Physical wars affect an economy in manifold ways. On one side, there is huge loss of human resources while on the other side, the country’s economic situation plunges to great lows. Wars cause a huge blow on the exchange rate of that country’s currency as well. This is because a great deal of a currency’s value is derived from the economic growth and strength of a country. When that gets adversely affected by war, naturally the demand for the currency will take a nosedive. This will force the government to devalue their currency. Many countries’ currencies have experienced this plight, latest one being the Turkish Lira.
Turkish Lira witnessed historic fall as the country waged several wars in the past decades. Even the latest president, Mr. Erdogan, is waging war left, right and centre, leading the economy to a 10-year low growth rate. Lira lost almost 26 % of its value in 2020-21. Turkey spent about more than $150 billion in the past two years on such unproductive activities. And in an attempt to prop up the Lira, the country even sold its foreign reserves. Turkish Lira hit record low against the US dollar due to continuing disputes with the countries allies.
This devaluation of Lira is driving fuel prices higher, making everyday goods very expensive in the country. This is having an impact on inflation which also hit a record low of 36.1 % in 2021 December which is considered the highest since President Erdogan assumed the lead role. This figure is expected to reach 40 % by the end of 2022, as the probability of a tight fiscal policy seems rather low.
The situation worsened as Turkey decided to stick to its unconventional economic policies. Contrary to opinions of experts and economists, the country decided to go ahead with interest rate cuts, stating that higher interest rates is the primary cause of inflation. As a result, Turkey’s Central Bank cut borrowing cost by 4 % despite inflation accelerating to 20 %. Erdogan even fired the head of Central Bank of the Republic of Turkey to implement his economic policies. All this is having a huge impact on the confidence of the citizens and investors. The eye-popping inflation is sending chills down the spine of people. Ordinary citizens are using their savings to buy US Dollars which in turn weakens the Lira further.
When the value of the Lira is taking a hit, the value of US Dollar against the Turkish currency is scaling new heights.
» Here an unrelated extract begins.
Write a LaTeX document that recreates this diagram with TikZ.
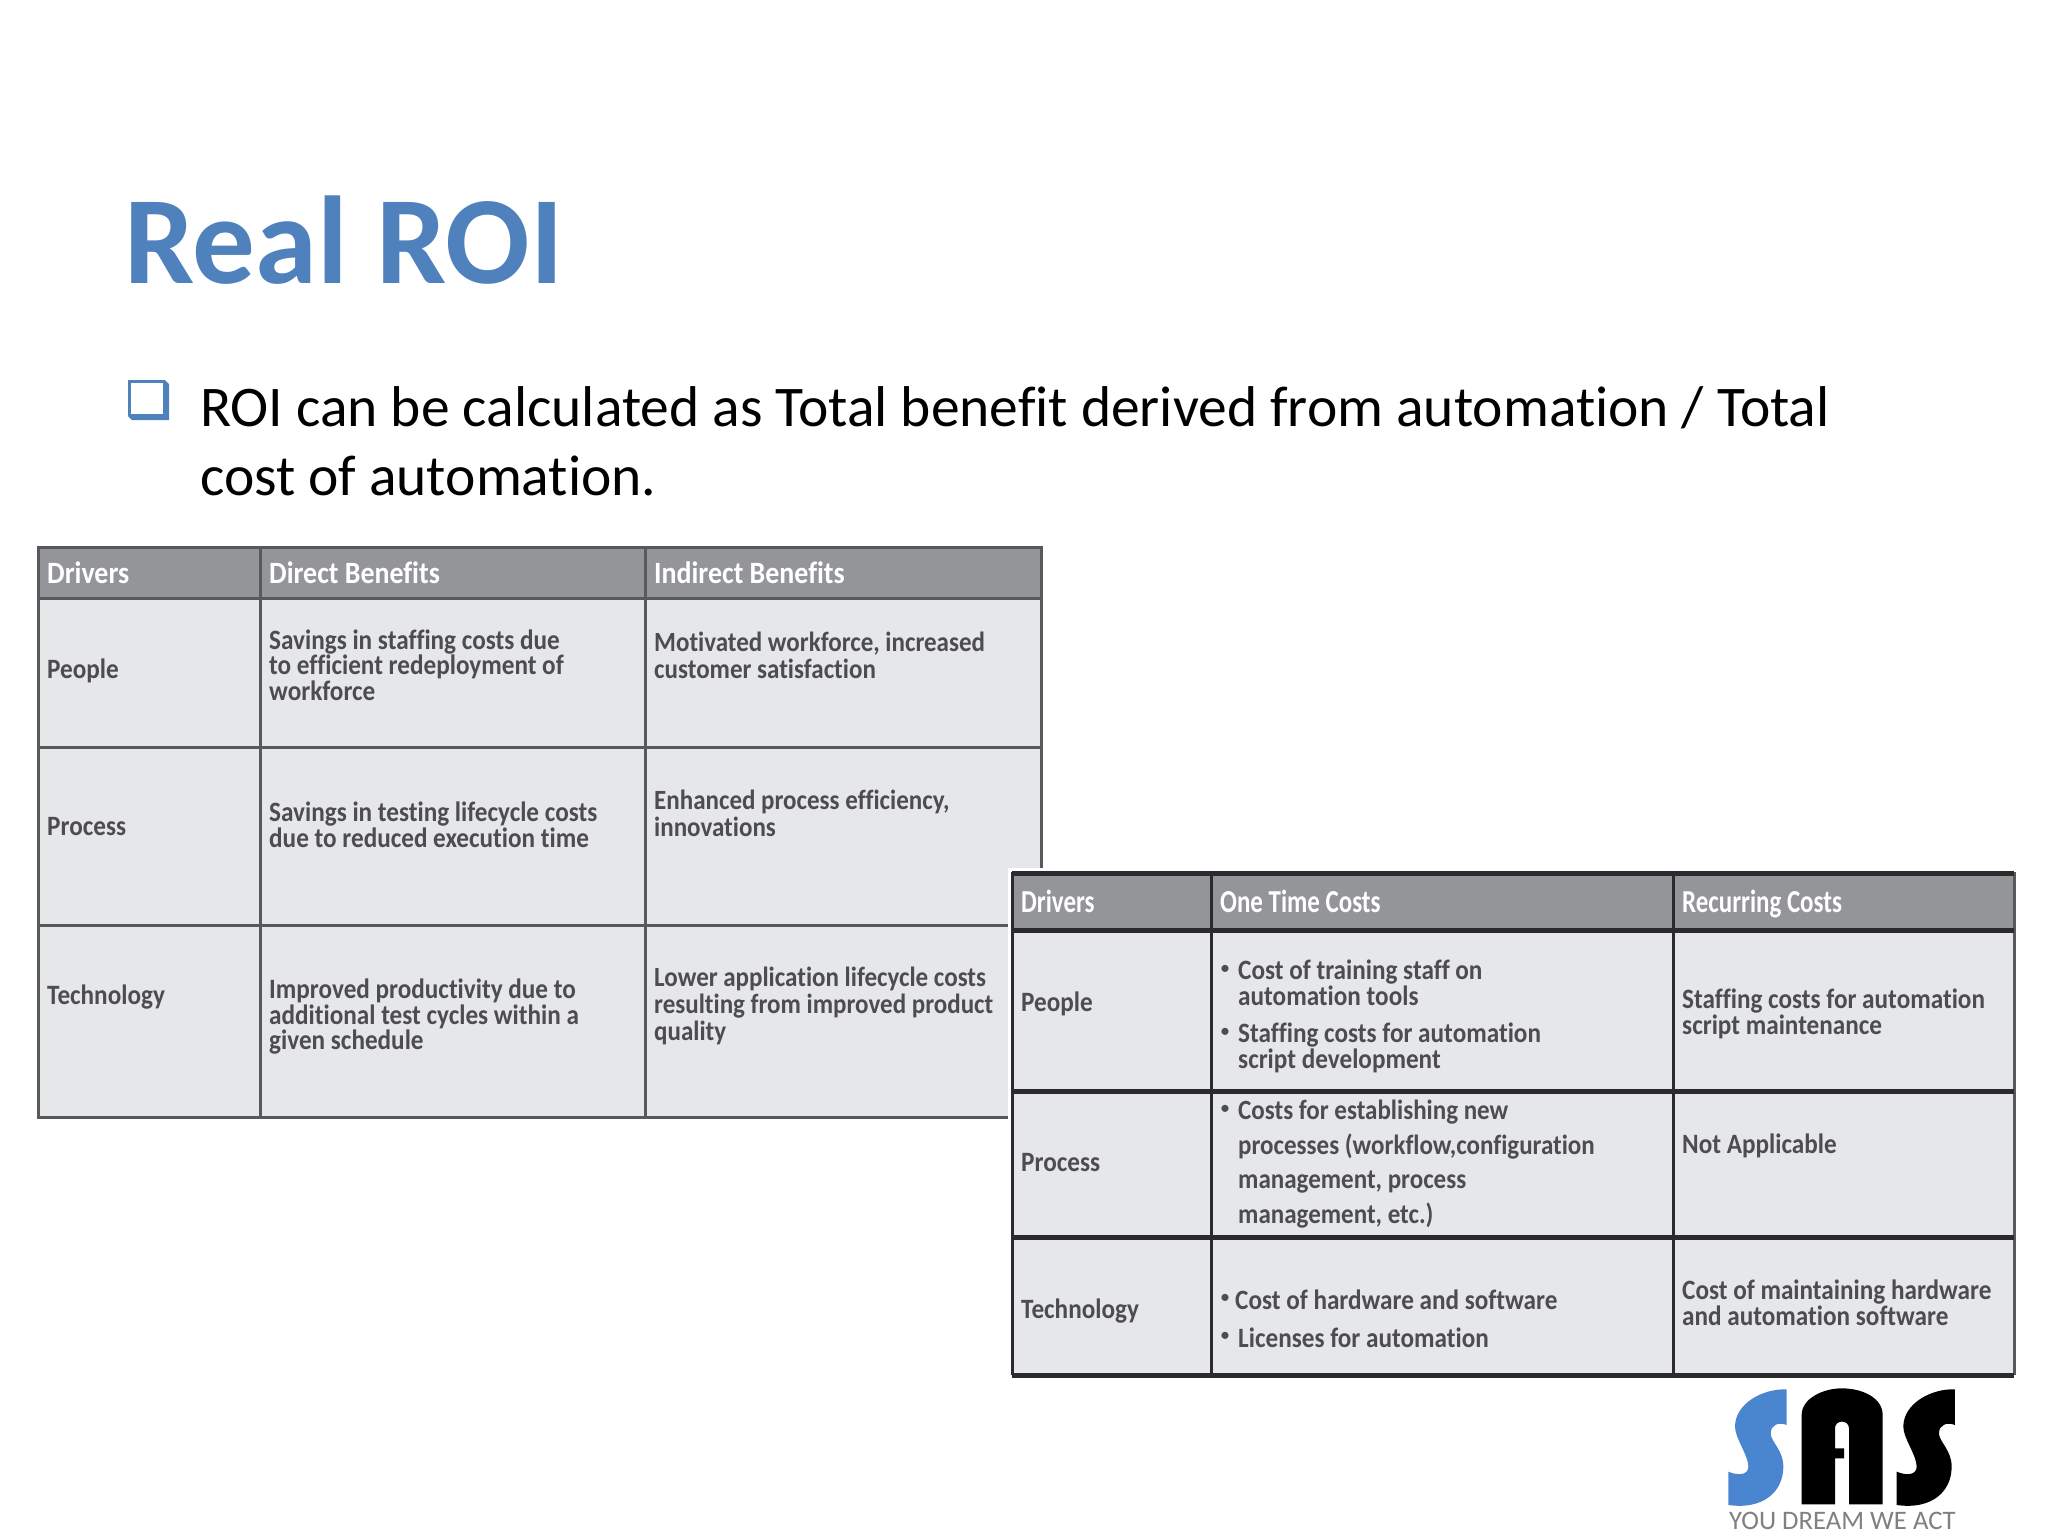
\documentclass[tikz,border=0pt]{standalone}
\usepackage{fontspec}
\setmainfont[RawFeature=-liga]{Carlito}
\newfontfamily\tabfont[FakeStretch=0.9,RawFeature=-liga]{Carlito}
\newfontfamily\tabnarrow[FakeStretch=0.78,RawFeature=-liga]{Carlito}
\definecolor{roiblue}{HTML}{4F81BD}
\definecolor{logoblue}{HTML}{4A86D0}
\definecolor{hdrfill}{HTML}{939598}
\definecolor{cellfill}{HTML}{E6E7E8}
\definecolor{celltext}{HTML}{4D4D4F}
\definecolor{gridone}{HTML}{58595B}
\definecolor{gridtwo}{HTML}{2B2B2D}
\newcommand{\logoS}[1]{\fill[#1] (260,58) .. controls (190,55) and (105,100) .. (105,170)
  .. controls (105,205) and (145,255) .. (145,290) .. controls (145,315) and (115,318) .. (85,305)
  -- (85,405) .. controls (190,420) and (250,365) .. (250,290) .. controls (250,240) and (212,215) .. (212,190)
  .. controls (212,165) and (235,155) .. (260,165) -- cycle;}
\tikzset{
  hdr/.style={anchor=base west,inner sep=0pt,text=white,font=\tabfont\bfseries\fontsize{31}{32}\selectfont},
  hdrn/.style={hdr,font=\tabnarrow\bfseries\fontsize{32}{33}\selectfont},
  cellA/.style={anchor=west,inner sep=0pt,align=left,text=celltext,font=\tabfont\bfseries\fontsize{28}{25.5}\selectfont},
  cellB/.style={cellA,font=\tabfont\bfseries\fontsize{27.8}{27}\selectfont},
  cellC/.style={cellA,font=\tabfont\bfseries\fontsize{27.8}{34.5}\selectfont},
  dotmark/.style={anchor=west,inner sep=0pt,text=celltext,font=\fontsize{20}{20}\selectfont},
  gridA/.style={draw=gridone,line width=3pt},
  gridB/.style={draw=gridtwo,line width=3pt},
  gridBh/.style={draw=gridtwo,line width=5pt},
}
\begin{document}
\begin{tikzpicture}[x=1pt,y=-1pt]
\useasboundingbox (0,0) rectangle (2048,1536);
\fill[white] (0,0) rectangle (2048,1536);
% title and bullet
\node[anchor=base west,inner sep=0pt,text=roiblue,font=\bfseries\fontsize{125}{125}\selectfont] (title) at (124,283) {Real ROI};
\fill[roiblue] (128,380) -- (165,380) -- (169,384) -- (169,420) -- (132,420) -- (128,416) -- cycle;
\fill[white] (131,383) rectangle (163,414);
\node[anchor=base west,inner sep=0pt,font=\fontsize{57.5}{69}\selectfont] (l1) at (200,426) {ROI can be calculated as Total benefit derived from automation / Total};
\node[anchor=base west,inner sep=0pt,font=\fontsize{57.5}{69}\selectfont] (l2) at (200,495) {cost of automation.};
% table one
\fill[cellfill] (38,547) rectangle (1041,1117);
\fill[hdrfill] (38,547) rectangle (1041,598);
\draw[gridA] (38,547) rectangle (1041,1117);
\draw[gridA] (38,598) -- (1041,598) (38,747) -- (1041,747) (38,925) -- (1041,925);
\draw[gridA] (260,547) -- (260,1117) (645,547) -- (645,1117);
\node[hdr] (a1) at (47,583) {Drivers};
\node[hdr] (a2) at (269,583) {Direct Benefits};
\node[hdr] (a3) at (654,583) {Indirect Benefits};
\node[cellA] (a4) at (47,671) {People};
\node[cellA] (a5) at (269,665) {Savings in staffing costs due\\to efficient redeployment of\\workforce};
\node[cellB] (a6) at (654,655) {Motivated workforce, increased\\customer satisfaction};
\node[cellA] (a7) at (47,827) {Process};
\node[cellA] (a8) at (269,825) {Savings in testing lifecycle costs\\due to reduced execution time};
\node[cellB] (a9) at (654,813) {Enhanced process efficiency,\\innovations};
\node[cellA] (a10) at (47,997) {Technology};
\node[cellA] (a11) at (269,1017) {Improved productivity due to\\additional test cycles within a\\given schedule};
\node[cellB] (a12) at (654,1006) {Lower application lifecycle costs\\resulting from improved product\\quality};
% table two
\fill[white] (1008,868) rectangle (2014,1380);
\fill[cellfill] (1012,872) rectangle (2014,1375);
\fill[hdrfill] (1012,872) rectangle (2014,930);
\draw[gridB] (1012,872) -- (1012,1375) (1211,872) -- (1211,1375) (1673,872) -- (1673,1375);
\draw[gridone,line width=3pt] (2014,872) -- (2014,1375);
\draw[gridBh] (1012,873) -- (2014,873) (1012,930) -- (2014,930) (1012,1091) -- (2014,1091) (1012,1237) -- (2014,1237) (1012,1375) -- (2014,1375);
\node[hdrn] (b1) at (1021,912) {Drivers};
\node[hdrn] (b2) at (1220,912) {One Time Costs};
\node[hdrn] (b3) at (1682,912) {Recurring Costs};
\node[cellA] (b4) at (1021,1004) {People};
\node[dotmark] (b5a) at (1220,970) {•};
\node[cellA] (b5) at (1238,983) {Cost of training staff on\\automation tools};
\node[dotmark] (b6a) at (1220,1033) {•};
\node[cellA] (b6) at (1238,1048) {Staffing costs for automation\\script development};
\node[cellA] (b7) at (1682,1014) {Staffing costs for automation\\script maintenance};
\node[cellA] (b8) at (1021,1163) {Process};
\node[dotmark] (b9a) at (1220,1110) {•};
\node[cellC] (b9) at (1238,1164) {Costs for establishing new\\processes (workflow,configuration\\management, process\\management, etc.)};
\node[cellA] (b10) at (1682,1146) {Not Applicable};
\node[cellA] (b11) at (1021,1311) {Technology};
\node[dotmark] (b12a) at (1220,1299) {•};
\node[cellA] (b12) at (1235,1300) {Cost of hardware and software};
\node[dotmark] (b13a) at (1220,1337) {•};
\node[cellA] (b13) at (1238,1338) {Licenses for automation};
\node[cellA] (b14) at (1682,1303) {Cost of maintaining hardware\\and automation software};
% logo
\begin{scope}[shift={(1700,1370)},x=0.3333pt,y=-0.3333pt]
\logoS{logoblue}
\fill[black,even odd rule] (305,403) -- (305,135) .. controls (305,85) and (370,55) .. (425,55)
  .. controls (490,55) and (548,85) .. (548,135) -- (548,403) -- (447,403) -- (447,175)
  .. controls (447,148) and (405,148) .. (405,175) -- (405,235) -- (432,235) -- (432,265) -- (405,265) -- (405,403) -- cycle;
\begin{scope}[shift={(505,0)}]
\logoS{black}
\end{scope}
\end{scope}
\node[anchor=base west,inner sep=0pt,text=black!50,font=\fontsize{26.7}{26.7}\selectfont] (tag) at (1729,1529) {YOU DREAM WE ACT};
\end{tikzpicture}
\end{document}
One can expect a bull run in USD/TRY in 2022. Take a look at the chart given below:
As can be seen from the chart USD/TRY is gradually picking up pace. A lot will depend on the geopolitical scenario, especially the developments from Russia-Ukraine-US standoff. One can expect the Turkish Lira to remain under close scrutiny amidst increasing inflation, interest rates, and political pressure.
Thus, in short, the Turkish Lira appears to be on its way to becoming one of the world’s worst performing currencies. If the Turkish government wants to save its currency, then it should implement new schemes to support the Lira via protected time deposits. Finding a diplomatic solution to the ongoing political conflict is another way to better the currency’s performance. The government can also think about conducting elections a little bit earlier and work on implementing structural reforms.